# most expensive DTG printer?



## Twin85 (Jun 12, 2005)

What are some of the top tiered/higher end DTG printers? Someone had mentioned that some of the top ones get up to $100k price tag, is this just because they do multiple shirts at a time or is it because the quality is that amazing?


----------



## sunnydayz (Jun 22, 2007)

Well the Kornit is the most expensive, It has cheaper inks so saves in the long run but the price for the unit is by far the most expensive. Some people seem to like them and some dont, as you will see with any of the dtg printers. The next most expensive is now the Brother that is coming out with white ink. Then after that you get into the smaller machines such as DTG, Anajet, flexijet, tjet and so on. Oh and the brother that does not use white ink is also within the price range of the smaller printers.


----------



## mrbigjack50 (Jun 9, 2008)

Yup Kornit because uses industrial print heads that cost around 5 grand each which are used in big UV and solvent printers....
Benefit I notice on video that other machines have like Bobbie said is inexpensive ins and auto pretreat system
Kornit also has kool attachments for jeans, tote bags and polo shirts....
End result is about same as others.... price of machine don;t mean print quality better because you can buy solvent printer that cost 15 thousand that prints better quality than ones that cost 150 thous.

What you pay for is for a machine which is made to run 24/7
Brother and this other company from Italy is second most pricey which run around 55 to 60 thous..

A price tag don't mean jack, I can say that first hand because I have bought over years "industrial"base machines that didn't do as nice of a job than a consumer based one 

You will have bragging rights about a Kornit and funny thing I heard was this:
A company 2 states over had a Kornit and they bought a 15thous Anajet printer as back up
There Kornit was the 195 thous one..... Someone else here also had Kornit and traded it in for a 18 thous brother


----------



## ino (Jan 23, 2007)

You'll have to print a heck of a lot of shirts just to break even with the cost of the kornit, and thats not taking into account the cost of the inks,wages,and overheads you might have.


----------



## adrenaline (Aug 1, 2008)

I have a calcualtor here from Kornit for there lease ones and you will have to do over 3200 per moth to make a salary of 60k per year and pay the machine back and that is a 2 sided print at $25 for the shirt and prints.
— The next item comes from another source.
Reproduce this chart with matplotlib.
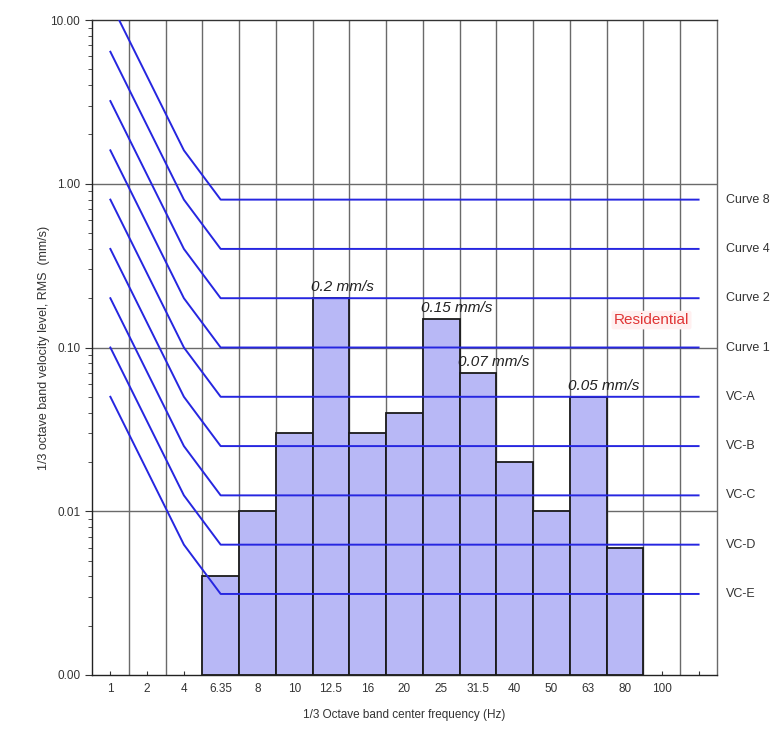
import matplotlib
matplotlib.use('Agg')

import numpy as np
import matplotlib.pyplot as plt
from matplotlib.ticker import FuncFormatter, FixedLocator, LogLocator, NullFormatter

plt.rcParams['font.family'] = ['Liberation Sans', 'DejaVu Sans']

# 1/3 octave band centre frequencies (categorical)
freq_labels = ['1', '2', '4', '6.35', '8', '10', '12.5', '16', '20', '25',
               '31.5', '40', '50', '63', '80', '100']
nslots = 17

# measured band velocity levels (mm/s) from 6.35 Hz to 80 Hz
bar_labels = ['6.35', '8', '10', '12.5', '16', '20', '25', '31.5', '40', '50', '63', '80']
bar_values = [0.004, 0.01, 0.03, 0.2, 0.03, 0.04, 0.15, 0.07, 0.02, 0.01, 0.05, 0.006]

# vibration criterion curves: flat level (mm/s)
curve_names = ['Curve 8', 'Curve 4', 'Curve 2', 'Curve 1', 'VC-A', 'VC-B', 'VC-C', 'VC-D', 'VC-E']
curve_levels = [0.8, 0.4, 0.2, 0.1, 0.05, 0.025, 0.0125, 0.00625, 0.003125]
# curve shape: slot index and multiple of the flat level
curve_x = [0, 2, 3, 16]
curve_mult = [16, 2, 1, 1]

# peak annotations
ann_text = ['0.2 mm/s', '0.15 mm/s', '0.07 mm/s', '0.05 mm/s']
ann_band = ['12.5', '25', '31.5', '63']
ann_value = [0.2, 0.15, 0.07, 0.05]

ymin = 0.001

fig = plt.figure(figsize=(7.73, 7.36), dpi=100)
ax = fig.add_axes([0.119, 0.0829, 0.8085, 0.8899])
ax.set_yscale('log')
ax.set_ylim(ymin, 10)
ax.set_xlim(-0.5, nslots - 0.5)

# grid
for k in range(1, nslots):
    ax.axvline(k - 0.5, color='#6a6a6a', lw=1.0, zorder=1)
for yv in [0.01, 0.1, 1.0]:
    ax.axhline(yv, color='#6a6a6a', lw=1.0, zorder=1)

# bars
bx = [freq_labels.index(b) for b in bar_labels]
ax.bar(bx, np.array(bar_values) - ymin, width=1.0, bottom=ymin, color='#b8b8f6',
       edgecolor='#1a1a1a', linewidth=1.3, zorder=2)

# criterion curves
for name, lev in zip(curve_names, curve_levels):
    yv = [lev * m for m in curve_mult]
    ax.plot(curve_x, yv, color='#2626e0', lw=1.4, zorder=3)
    ax.text(1.015, lev, name, transform=ax.get_yaxis_transform(), fontsize=9,
            va='center', ha='left', color='#333333')

ax.text(14.72, 0.147, 'Residential', fontsize=11, color='#e03535', ha='center', va='center',
        zorder=4, bbox=dict(boxstyle='round,pad=0.15', fc='#fff0f0', ec='none'))

for t, b, v in zip(ann_text, ann_band, ann_value):
    xi = freq_labels.index(b)
    ax.text(xi - 0.55, v * 1.06, t, fontsize=11, style='italic', color='#222222',
            ha='left', va='bottom', zorder=4)

# axes styling
ax.set_xticks(range(nslots))
ax.set_xticklabels(freq_labels + [''])
ax.tick_params(axis='x', direction='in', length=3, labelsize=8.5, colors='#333333', pad=6)
ax.yaxis.set_major_locator(FixedLocator([0.001, 0.01, 0.1, 1, 10]))
ax.yaxis.set_major_formatter(FuncFormatter(lambda v, p: '%.2f' % v))
ax.yaxis.set_minor_locator(LogLocator(base=10, subs=np.arange(2, 10)))
ax.yaxis.set_minor_formatter(NullFormatter())
ax.tick_params(axis='y', which='major', length=5, labelsize=8.5, colors='#333333')
ax.tick_params(axis='y', which='minor', length=3, colors='#333333')
for s in ['left', 'bottom']:
    ax.spines[s].set_color('#222222')
ax.spines['top'].set_color('#333333')
ax.spines['right'].set_color('#6a6a6a')
for s in ax.spines.values():
    s.set_linewidth(1.0)

ax.set_ylabel('1/3 octave band velocity level, RMS  (mm/s)', fontsize=9, color='#333333', labelpad=0)
ax.set_xlabel('1/3 Octave band center frequency (Hz)', fontsize=8.5, color='#333333', labelpad=10)

fig.savefig('out.png', dpi=100)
Kornit also try to lock you into a service contarct of 3k per month if you are leasing. Thats 800 shirts per week. I am sure you would have to do alot more than what is on there calculator as well as there will be some hidden costs for sure. This is based on Aus dollar at $357,000.00 here for a Kornit plus 3k per month x36 months =over 100k total around $460k Yep thats almost half a million dollars in three years.


----------



## mrbigjack50 (Jun 9, 2008)

I would rather buy a Mercedes AMG 55 or a Vutek UV printer... atleast I know I get money worth is reliabilty from both and a hott day on weekends


----------



## ino (Jan 23, 2007)

Statistics given out by a seller are as truthfull as by a politician.


----------



## adrenaline (Aug 1, 2008)

Well you are right. The seller over here wants to to get rid of my 2 DTG and get a Kornit. I told him that i would bet him I caould put more better quality prints out than him in the same amount of time and I wont have a house mortage hanging over my head. I personally think they are way over priced even if they are faster that $40k including more 2 more printheads 1 for each and 4 capping stations and wiper blades enough for 2 years maintaince i can do myself, against 500k for there machine with a monthly service. and if something goes wrong in between then what???. I can fix mine in 10 mins no matter what.


----------